Beck joined the Los Angeles Police Department in 1977, where he rose through the ranks of police officer, sergeant, lieutenant and commander over 41 years, including becoming Chief of Detectives, where he implemented far-ranging and visionary changes to the Detective Bureau. As Chief of Police of the Department from 2009 to 2018, Beck oversaw the implementation of nationally-recognized reforms and community policing initiatives that not only brought the LAPD into compliance with its Consent Decree after 12 years, but also resulted in historically low crime rates across Los Angeles.
Over the course of his career, Beck has earned a reputation across law enforcement for his ability to forge traditional policing methods with community outreach programs, including the launch of the Community Safety Partnership (CSP), a program designed to foster relationships between police and high-risk residents in Los Angeles' housing communities. In the first three years of CSP’s operation — which has since expanded to include more communities — violent crime declined by more than 50 percent in the impacted communities, and the number of arrests also declined by 50 percent. Additionally, as a result of the relationships formed by officers with the community, the clearance rate for homicides in the housing developments served by the program increased to 81 percent.
"For the last several years, Chicago and Los Angeles have been partner cities in developing and implementing proven strategies to safeguard our communities and build community trust. Over that time, I got to know Superintendent Johnson and we've become very good friends and colleagues," said Interim Superintendent Charlie Beck. "I am truly privileged for the opportunity to now serve as Interim Superintendent of the Chicago Police Department and build upon the incredible work done by Superintendent Johnson and the dedicated police officers in Chicago."

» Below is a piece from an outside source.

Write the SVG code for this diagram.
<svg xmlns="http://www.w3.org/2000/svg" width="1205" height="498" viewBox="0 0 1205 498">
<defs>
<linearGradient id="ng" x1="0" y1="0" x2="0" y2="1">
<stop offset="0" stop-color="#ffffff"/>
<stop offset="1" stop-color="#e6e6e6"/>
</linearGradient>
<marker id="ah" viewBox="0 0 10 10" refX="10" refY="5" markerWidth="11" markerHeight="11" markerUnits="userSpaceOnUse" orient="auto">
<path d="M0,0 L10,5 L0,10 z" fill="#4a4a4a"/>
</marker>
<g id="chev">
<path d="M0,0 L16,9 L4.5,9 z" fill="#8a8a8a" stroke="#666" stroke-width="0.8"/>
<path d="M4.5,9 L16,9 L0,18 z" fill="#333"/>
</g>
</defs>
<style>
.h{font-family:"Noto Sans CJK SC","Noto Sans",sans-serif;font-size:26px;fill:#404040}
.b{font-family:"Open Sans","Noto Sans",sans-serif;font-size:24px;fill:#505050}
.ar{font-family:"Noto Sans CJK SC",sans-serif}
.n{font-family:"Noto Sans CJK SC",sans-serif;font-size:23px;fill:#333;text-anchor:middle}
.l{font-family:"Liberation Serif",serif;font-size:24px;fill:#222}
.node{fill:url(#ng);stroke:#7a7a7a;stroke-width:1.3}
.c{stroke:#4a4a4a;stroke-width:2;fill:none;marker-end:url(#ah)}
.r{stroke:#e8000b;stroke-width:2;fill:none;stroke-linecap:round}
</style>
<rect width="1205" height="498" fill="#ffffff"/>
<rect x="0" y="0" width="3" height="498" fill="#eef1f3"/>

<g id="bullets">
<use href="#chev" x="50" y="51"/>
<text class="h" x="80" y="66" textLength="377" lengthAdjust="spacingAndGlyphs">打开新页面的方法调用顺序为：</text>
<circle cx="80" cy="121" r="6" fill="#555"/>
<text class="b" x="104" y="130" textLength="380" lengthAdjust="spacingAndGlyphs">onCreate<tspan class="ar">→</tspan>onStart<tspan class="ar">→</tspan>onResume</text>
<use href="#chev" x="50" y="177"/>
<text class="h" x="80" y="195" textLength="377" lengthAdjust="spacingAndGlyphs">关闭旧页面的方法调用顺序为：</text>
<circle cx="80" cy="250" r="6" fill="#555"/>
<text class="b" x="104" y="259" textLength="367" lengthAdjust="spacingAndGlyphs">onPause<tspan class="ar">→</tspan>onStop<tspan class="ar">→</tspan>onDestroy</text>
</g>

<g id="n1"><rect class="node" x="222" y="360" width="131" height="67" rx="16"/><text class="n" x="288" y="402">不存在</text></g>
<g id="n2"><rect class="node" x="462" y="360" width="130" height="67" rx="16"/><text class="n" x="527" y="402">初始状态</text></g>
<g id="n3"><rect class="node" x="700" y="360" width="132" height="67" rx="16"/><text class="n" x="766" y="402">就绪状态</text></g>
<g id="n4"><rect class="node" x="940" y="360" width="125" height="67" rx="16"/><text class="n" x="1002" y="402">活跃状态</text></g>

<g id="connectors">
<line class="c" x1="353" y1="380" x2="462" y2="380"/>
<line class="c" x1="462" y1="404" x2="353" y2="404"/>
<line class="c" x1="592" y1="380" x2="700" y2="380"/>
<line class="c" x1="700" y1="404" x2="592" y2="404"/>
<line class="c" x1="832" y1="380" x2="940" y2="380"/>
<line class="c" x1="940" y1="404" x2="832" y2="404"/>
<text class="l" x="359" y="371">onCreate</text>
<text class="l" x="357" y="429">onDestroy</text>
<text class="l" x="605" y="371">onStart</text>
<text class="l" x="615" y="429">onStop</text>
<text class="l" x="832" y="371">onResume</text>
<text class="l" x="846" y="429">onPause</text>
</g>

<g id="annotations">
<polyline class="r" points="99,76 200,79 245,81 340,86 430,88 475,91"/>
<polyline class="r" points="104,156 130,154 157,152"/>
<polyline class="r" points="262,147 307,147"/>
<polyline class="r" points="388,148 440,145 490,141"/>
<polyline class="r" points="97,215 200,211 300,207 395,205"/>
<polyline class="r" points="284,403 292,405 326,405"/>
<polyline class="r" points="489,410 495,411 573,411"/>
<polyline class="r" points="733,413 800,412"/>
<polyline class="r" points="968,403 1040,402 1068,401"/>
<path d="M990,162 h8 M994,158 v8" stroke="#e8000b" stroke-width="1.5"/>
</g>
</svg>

From implementing nation-leading body camera and de-escalation policies to partnering with local civil rights attorneys on reforms to build humane, constitutional and public trust-based policing, Chief Beck has played a pivotal role in strengthening partnerships, improving transparency and enhancing accountability within the LAPD. As the former leader of the third-largest police department in the nation, Chief Beck has worked closely with Superintendent Johnson over the past four years, partnering and sharing policing strategies and community outreach initiatives as part of both departments' ongoing efforts to build stronger trust between police and the communities and residents they serve.
Like Superintendent Johnson, Chief Beck has firmly stood on the side of immigrant rights in the face of opposition from the federal government’s immigration enforcement. As Chief of LAPD, Beck barred officers from making arrests based solely on immigration status and ensured the Department did not cooperate with Immigration and Customs Enforcement (ICE) on any immigration enforcement activities.

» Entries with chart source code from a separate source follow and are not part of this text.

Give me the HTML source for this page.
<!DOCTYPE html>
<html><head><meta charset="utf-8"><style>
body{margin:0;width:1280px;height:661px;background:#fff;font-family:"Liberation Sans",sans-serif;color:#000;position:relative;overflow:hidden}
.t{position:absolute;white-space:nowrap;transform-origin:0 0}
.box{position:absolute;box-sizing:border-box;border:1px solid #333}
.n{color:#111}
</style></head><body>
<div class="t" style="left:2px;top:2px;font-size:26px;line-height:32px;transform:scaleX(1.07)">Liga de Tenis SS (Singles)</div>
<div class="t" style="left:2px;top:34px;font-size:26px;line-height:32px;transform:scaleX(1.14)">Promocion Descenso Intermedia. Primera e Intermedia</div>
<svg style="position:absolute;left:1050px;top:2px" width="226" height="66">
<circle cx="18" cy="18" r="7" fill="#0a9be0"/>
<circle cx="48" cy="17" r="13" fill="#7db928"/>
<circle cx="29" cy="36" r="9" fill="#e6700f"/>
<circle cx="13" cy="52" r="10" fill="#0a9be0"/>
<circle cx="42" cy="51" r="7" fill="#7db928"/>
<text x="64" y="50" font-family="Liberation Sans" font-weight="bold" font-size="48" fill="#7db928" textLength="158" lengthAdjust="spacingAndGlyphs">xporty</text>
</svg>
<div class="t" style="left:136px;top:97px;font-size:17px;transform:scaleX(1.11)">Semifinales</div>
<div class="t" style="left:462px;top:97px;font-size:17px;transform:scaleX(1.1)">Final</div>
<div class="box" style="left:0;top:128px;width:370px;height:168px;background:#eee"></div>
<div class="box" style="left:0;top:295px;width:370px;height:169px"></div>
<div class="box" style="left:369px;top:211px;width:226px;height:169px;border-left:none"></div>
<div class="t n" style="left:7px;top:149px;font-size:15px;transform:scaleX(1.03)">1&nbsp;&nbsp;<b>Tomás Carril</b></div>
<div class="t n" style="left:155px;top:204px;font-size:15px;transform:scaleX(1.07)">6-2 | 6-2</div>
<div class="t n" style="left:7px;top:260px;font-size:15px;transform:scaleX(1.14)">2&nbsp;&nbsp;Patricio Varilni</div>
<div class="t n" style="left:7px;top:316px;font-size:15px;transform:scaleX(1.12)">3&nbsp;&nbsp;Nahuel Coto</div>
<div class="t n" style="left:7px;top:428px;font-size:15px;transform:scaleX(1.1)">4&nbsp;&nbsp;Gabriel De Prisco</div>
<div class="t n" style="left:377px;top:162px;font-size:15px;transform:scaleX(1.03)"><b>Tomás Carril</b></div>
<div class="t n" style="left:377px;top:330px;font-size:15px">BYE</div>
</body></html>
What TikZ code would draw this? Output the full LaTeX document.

“While the patch on his sleeve may have differed from ours, Chief Beck brings more than 40 years of major city policing leadership to Chicago, and through his leadership and steady hands, he’ll maintain the momentum and lay the foundation for the next Superintendent of Chicago’s finest,” said Superintendent Johnson. “Chief Beck is not only a good friend of mine but he’s also been a mentor for me during the Department’s most tumultuous times, and I have full confidence he will build on the reforms underway today to create a better police department for tomorrow.”
As part of the leadership transition process over the coming weeks, Chief Beck and the Superintendent will meet with Chicago's police officers, community leaders, clergy, aldermen and advocates to hear the concerns and priorities of Chicago's residents. Additionally, the Police Board will conduct its national search for candidates for the position of Superintendent of the Chicago Police Department. Upon completion of the search process, the Police Board will submit three nominees to the Mayor, who will then appoint the Superintendent from the Board’s list with the advice and consent of the City Council.